Jakarta (ANTARA) - Mantan Ketua Mahkamah Konstitusi Mahfud MD menilai penerbitan Peraturan Pemerintah Pengganti Undang-undang (Perppu) menjadi jalan keluar terakhir guna mengatasi persoalan undang-undang yang saat ini menjadi perdebatan seperti UU Komisi Pemberantasan Korupsi (KPK).
"Opsi kalau memang terpaksa presiden membuat Perppu. Tentunya berdasarkan kegentingan situasi," kata Mahfud MD di Jakarta, Kamis.
Baca juga: Masyarakat Sipil Anti-Oligarki Banyumas ajukan petisi terkait UU KPK dan RKUHP
Proses pembuatan Perppu tersebut, kata dia, memang diatur dalam Undang-undang Dasar Pasal 22 ayat 1 yang menjabarkan, dalam ihwal kegentingan yang memaksa, presiden berhak mengeluarkan Perppu.
"Kalau memang terpaksa pilihannya perppu ya bisa saja, kalau menurut pandangan presiden dalam situasi seperti sekarang ini genting, ya keluarkan perppu," katanya.
Perppu, menurut Mahfud, bukan merupakan hal yang baru di Indonesia, di zaman kepemimpinan Presiden SBY pun, pemeriksaan pernah mengeluarkannya Perppu bahkan dua hari pascapengesahan undang-undang.
"Tetapi Perppu berisiko, itu bisa pada masa sidang berikutnya ditolak, Perppu itu dibahas oleh DPR, DPR bisa menentukan itu ditolak atau diterima," ucapnya.
Baca juga: KPK berharap berikan masukan terkait dengan revisi UU
Mahfud lebih menyarankan pihak-pihak yang belum puas dengan UU KPK untuk menempuh jalur legislative review sebagai jalan tengah penyelesaiannya.

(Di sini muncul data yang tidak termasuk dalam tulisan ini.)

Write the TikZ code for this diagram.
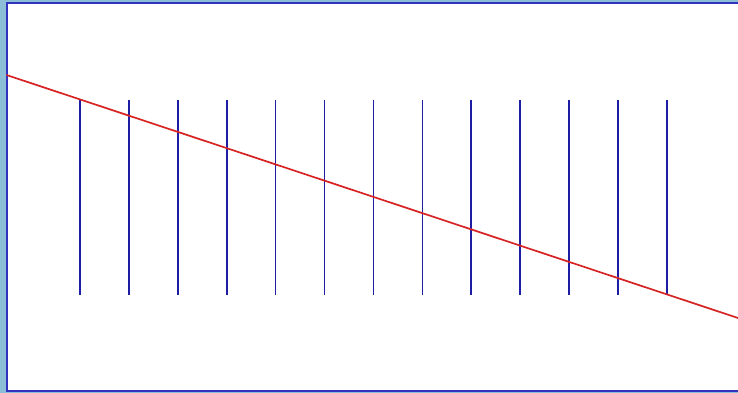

"Kalau saya sih menyarankan legislative review saja, dan diagendakan dalam prolegnas, untuk dibahas kembali," katanya
Lewat proses tersebut semua pihak bisa kembali memberikan masukan penyempurnaan terkait pasal-pasal yang masih kontroversial.
Legislative review itu, menurut dia, merupakan cara yang paling lembut atau lunak untuk ditempuh, artinya cara yang paling kecil potensi keributannya.
"Jalan tengah ini bisa diprioritaskan pada awal pemerintahan dan DPR yang baru. Tetapi kalau tidak yakin misalnya, waduh sikap DPR seperti itu, maka bisa menempuh cara konstitusional lain, judicial review," ujar Mahfud.